# START OF DATA ROWS

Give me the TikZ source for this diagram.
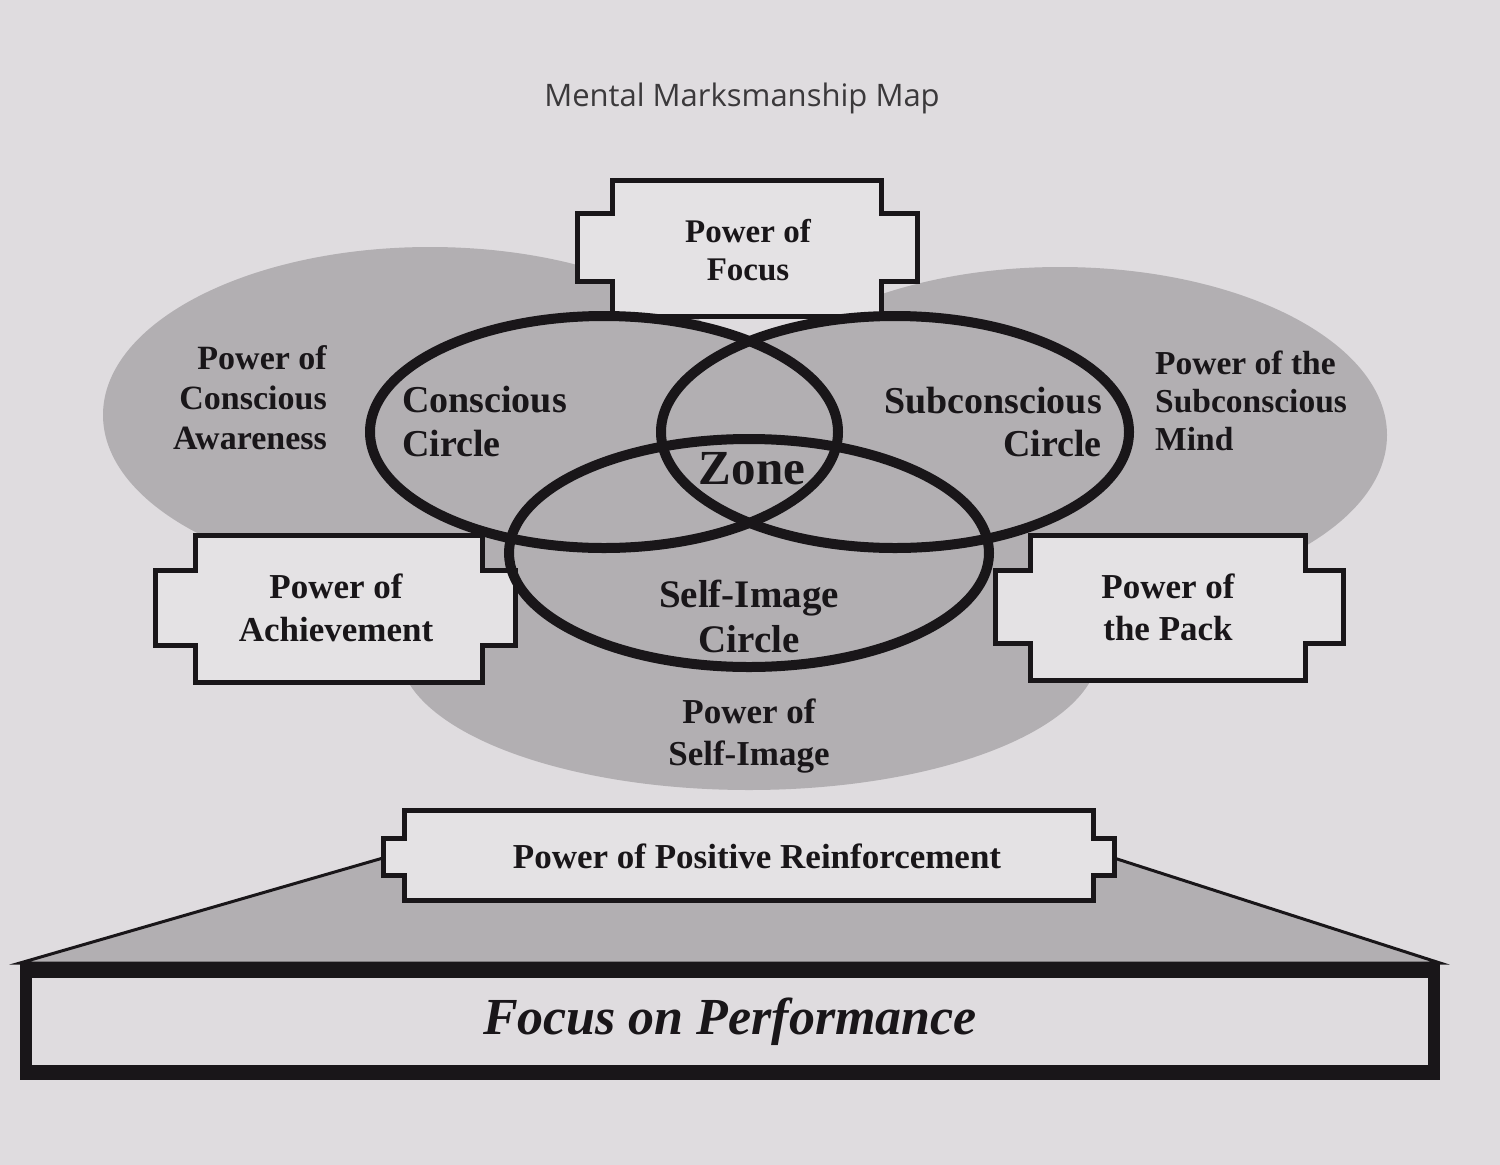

# END OF DATA ROWS
# START OF DATA ROWS

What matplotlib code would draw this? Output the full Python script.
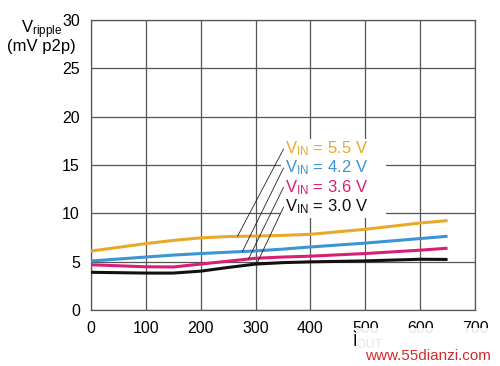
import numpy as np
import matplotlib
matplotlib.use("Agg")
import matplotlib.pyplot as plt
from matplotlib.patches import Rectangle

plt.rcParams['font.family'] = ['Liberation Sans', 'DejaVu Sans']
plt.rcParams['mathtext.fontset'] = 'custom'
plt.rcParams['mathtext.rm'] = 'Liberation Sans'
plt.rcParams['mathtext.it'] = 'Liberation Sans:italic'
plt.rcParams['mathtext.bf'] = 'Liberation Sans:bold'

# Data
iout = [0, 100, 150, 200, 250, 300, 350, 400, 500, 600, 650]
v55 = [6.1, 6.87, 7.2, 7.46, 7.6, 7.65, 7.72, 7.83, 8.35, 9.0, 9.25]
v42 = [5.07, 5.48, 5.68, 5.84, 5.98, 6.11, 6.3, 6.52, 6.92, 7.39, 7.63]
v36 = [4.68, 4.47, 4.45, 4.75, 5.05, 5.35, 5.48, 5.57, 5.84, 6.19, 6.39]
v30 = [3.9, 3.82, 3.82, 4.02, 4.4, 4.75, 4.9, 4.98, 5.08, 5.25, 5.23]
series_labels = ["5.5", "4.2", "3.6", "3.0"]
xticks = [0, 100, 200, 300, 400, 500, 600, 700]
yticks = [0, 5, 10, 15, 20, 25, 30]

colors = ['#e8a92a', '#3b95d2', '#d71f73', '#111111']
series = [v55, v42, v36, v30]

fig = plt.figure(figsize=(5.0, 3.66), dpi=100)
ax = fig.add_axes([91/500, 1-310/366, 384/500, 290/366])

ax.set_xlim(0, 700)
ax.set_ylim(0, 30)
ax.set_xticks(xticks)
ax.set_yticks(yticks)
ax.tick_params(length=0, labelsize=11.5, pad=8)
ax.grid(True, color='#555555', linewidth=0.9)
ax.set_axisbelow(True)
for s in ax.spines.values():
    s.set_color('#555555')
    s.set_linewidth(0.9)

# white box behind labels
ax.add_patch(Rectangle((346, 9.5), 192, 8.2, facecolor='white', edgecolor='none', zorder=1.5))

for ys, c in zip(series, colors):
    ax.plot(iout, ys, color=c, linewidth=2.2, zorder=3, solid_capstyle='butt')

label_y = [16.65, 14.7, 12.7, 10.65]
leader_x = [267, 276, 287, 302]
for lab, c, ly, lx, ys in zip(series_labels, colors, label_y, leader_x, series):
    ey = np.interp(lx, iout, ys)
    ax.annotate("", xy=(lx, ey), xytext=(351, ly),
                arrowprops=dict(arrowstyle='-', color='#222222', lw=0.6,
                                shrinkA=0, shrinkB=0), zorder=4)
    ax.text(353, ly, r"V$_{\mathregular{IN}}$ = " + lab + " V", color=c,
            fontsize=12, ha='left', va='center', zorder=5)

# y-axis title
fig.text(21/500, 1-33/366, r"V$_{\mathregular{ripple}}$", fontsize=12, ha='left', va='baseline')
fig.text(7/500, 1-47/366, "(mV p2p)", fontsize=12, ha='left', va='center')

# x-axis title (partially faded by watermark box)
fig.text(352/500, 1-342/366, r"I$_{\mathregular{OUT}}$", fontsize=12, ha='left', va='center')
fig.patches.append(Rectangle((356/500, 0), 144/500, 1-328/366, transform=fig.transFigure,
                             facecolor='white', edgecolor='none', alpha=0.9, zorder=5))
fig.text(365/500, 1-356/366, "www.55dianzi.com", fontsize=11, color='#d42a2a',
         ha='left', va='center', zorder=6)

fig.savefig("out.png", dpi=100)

# END OF DATA ROWS
# START OF DATA ROWS

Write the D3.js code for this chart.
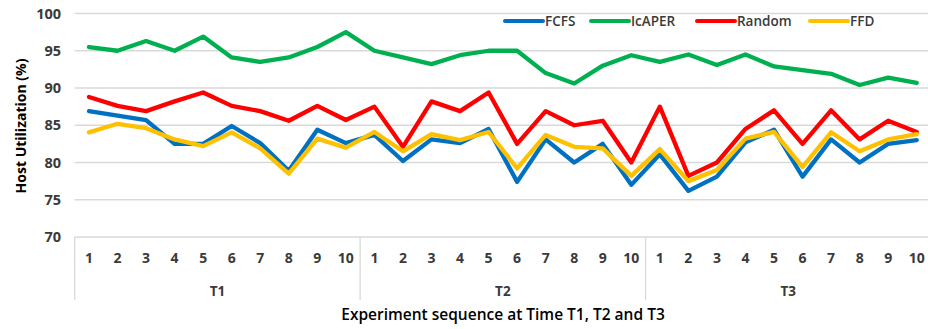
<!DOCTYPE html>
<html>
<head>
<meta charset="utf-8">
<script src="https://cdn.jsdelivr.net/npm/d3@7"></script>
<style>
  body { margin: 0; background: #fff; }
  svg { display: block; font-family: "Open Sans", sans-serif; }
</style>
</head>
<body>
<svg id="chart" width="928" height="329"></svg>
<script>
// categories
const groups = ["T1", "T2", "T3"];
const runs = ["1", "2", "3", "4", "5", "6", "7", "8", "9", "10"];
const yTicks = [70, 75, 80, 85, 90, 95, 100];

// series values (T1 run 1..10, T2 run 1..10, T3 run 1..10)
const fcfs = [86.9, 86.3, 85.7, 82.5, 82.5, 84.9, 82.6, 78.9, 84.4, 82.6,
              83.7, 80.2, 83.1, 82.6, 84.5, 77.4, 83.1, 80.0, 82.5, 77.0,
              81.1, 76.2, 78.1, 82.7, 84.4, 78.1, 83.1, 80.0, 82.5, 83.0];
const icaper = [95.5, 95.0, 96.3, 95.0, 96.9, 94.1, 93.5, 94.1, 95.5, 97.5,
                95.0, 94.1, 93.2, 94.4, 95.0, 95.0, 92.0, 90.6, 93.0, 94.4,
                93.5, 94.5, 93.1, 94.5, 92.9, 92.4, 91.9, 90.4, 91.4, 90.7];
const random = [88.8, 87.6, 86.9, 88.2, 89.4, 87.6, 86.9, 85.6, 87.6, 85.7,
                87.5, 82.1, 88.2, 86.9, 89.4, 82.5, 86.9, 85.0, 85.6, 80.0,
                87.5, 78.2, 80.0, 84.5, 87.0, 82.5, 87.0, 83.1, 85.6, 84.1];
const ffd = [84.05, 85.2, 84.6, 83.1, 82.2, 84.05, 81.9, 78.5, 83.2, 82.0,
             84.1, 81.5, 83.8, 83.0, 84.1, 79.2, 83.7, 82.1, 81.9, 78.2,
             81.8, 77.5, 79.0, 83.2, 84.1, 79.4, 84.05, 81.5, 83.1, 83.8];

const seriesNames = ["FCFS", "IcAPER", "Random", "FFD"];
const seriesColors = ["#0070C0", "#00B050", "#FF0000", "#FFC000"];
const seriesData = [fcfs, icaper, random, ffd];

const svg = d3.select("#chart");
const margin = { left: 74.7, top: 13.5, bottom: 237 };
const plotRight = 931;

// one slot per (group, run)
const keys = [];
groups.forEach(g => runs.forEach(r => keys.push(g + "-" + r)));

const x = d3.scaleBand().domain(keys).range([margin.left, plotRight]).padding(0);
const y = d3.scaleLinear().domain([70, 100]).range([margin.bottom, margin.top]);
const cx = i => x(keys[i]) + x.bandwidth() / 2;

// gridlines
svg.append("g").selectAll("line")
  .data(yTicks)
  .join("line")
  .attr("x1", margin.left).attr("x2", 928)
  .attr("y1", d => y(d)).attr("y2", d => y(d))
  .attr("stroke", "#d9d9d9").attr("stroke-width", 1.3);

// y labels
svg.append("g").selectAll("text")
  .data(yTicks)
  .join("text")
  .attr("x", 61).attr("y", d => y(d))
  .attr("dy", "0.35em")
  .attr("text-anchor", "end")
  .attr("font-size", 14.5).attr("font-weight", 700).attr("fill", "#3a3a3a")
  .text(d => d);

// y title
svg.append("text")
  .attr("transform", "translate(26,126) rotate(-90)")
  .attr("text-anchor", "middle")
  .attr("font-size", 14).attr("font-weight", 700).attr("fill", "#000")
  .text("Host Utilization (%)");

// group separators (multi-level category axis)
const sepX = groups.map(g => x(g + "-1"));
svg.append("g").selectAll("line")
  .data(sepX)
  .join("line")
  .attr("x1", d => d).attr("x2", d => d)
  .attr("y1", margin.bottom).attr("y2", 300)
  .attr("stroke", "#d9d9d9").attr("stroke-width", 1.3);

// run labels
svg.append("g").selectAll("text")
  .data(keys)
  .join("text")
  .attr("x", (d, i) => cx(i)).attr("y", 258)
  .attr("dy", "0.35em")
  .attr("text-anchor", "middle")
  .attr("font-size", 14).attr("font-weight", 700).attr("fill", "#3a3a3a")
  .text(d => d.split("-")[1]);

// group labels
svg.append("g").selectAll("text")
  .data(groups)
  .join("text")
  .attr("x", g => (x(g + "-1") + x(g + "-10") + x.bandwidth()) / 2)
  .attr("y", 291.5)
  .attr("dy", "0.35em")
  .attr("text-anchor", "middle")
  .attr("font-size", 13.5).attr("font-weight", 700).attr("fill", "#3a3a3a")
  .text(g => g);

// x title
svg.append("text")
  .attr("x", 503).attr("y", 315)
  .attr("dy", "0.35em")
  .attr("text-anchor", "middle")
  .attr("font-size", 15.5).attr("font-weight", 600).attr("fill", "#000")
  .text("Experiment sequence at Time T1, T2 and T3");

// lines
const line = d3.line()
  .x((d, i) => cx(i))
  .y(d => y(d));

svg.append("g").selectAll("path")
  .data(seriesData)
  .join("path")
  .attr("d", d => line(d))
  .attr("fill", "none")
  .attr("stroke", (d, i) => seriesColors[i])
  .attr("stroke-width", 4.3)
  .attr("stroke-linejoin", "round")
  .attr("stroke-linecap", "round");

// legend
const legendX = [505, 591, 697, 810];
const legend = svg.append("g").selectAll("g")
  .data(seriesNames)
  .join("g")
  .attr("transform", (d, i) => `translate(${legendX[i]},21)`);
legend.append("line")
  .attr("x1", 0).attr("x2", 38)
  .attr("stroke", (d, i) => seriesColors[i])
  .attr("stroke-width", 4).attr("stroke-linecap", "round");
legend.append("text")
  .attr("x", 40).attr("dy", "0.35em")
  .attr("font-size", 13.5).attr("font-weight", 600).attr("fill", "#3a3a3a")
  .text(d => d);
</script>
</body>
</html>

# END OF DATA ROWS

■ EXERCISE OBJECTIVE ■
Reproduce exactly the lines above starting at the line containing "Write the D3.js code for this chart." and ending at the line containing "81.8, 77.5, 79.0, 83.2, 84.1, 79.4, 84.05, 81.5, 83.1, 83.8];", including both, but not the pictures.

■ SOLVED EXERCISE ■
Write the D3.js code for this chart.
<!DOCTYPE html>
<html>
<head>
<meta charset="utf-8">
<script src="https://cdn.jsdelivr.net/npm/d3@7"></script>
<style>
  body { margin: 0; background: #fff; }
  svg { display: block; font-family: "Open Sans", sans-serif; }
</style>
</head>
<body>
<svg id="chart" width="928" height="329"></svg>
<script>
// categories
const groups = ["T1", "T2", "T3"];
const runs = ["1", "2", "3", "4", "5", "6", "7", "8", "9", "10"];
const yTicks = [70, 75, 80, 85, 90, 95, 100];

// series values (T1 run 1..10, T2 run 1..10, T3 run 1..10)
const fcfs = [86.9, 86.3, 85.7, 82.5, 82.5, 84.9, 82.6, 78.9, 84.4, 82.6,
              83.7, 80.2, 83.1, 82.6, 84.5, 77.4, 83.1, 80.0, 82.5, 77.0,
              81.1, 76.2, 78.1, 82.7, 84.4, 78.1, 83.1, 80.0, 82.5, 83.0];
const icaper = [95.5, 95.0, 96.3, 95.0, 96.9, 94.1, 93.5, 94.1, 95.5, 97.5,
                95.0, 94.1, 93.2, 94.4, 95.0, 95.0, 92.0, 90.6, 93.0, 94.4,
                93.5, 94.5, 93.1, 94.5, 92.9, 92.4, 91.9, 90.4, 91.4, 90.7];
const random = [88.8, 87.6, 86.9, 88.2, 89.4, 87.6, 86.9, 85.6, 87.6, 85.7,
                87.5, 82.1, 88.2, 86.9, 89.4, 82.5, 86.9, 85.0, 85.6, 80.0,
                87.5, 78.2, 80.0, 84.5, 87.0, 82.5, 87.0, 83.1, 85.6, 84.1];
const ffd = [84.05, 85.2, 84.6, 83.1, 82.2, 84.05, 81.9, 78.5, 83.2, 82.0,
             84.1, 81.5, 83.8, 83.0, 84.1, 79.2, 83.7, 82.1, 81.9, 78.2,
             81.8, 77.5, 79.0, 83.2, 84.1, 79.4, 84.05, 81.5, 83.1, 83.8];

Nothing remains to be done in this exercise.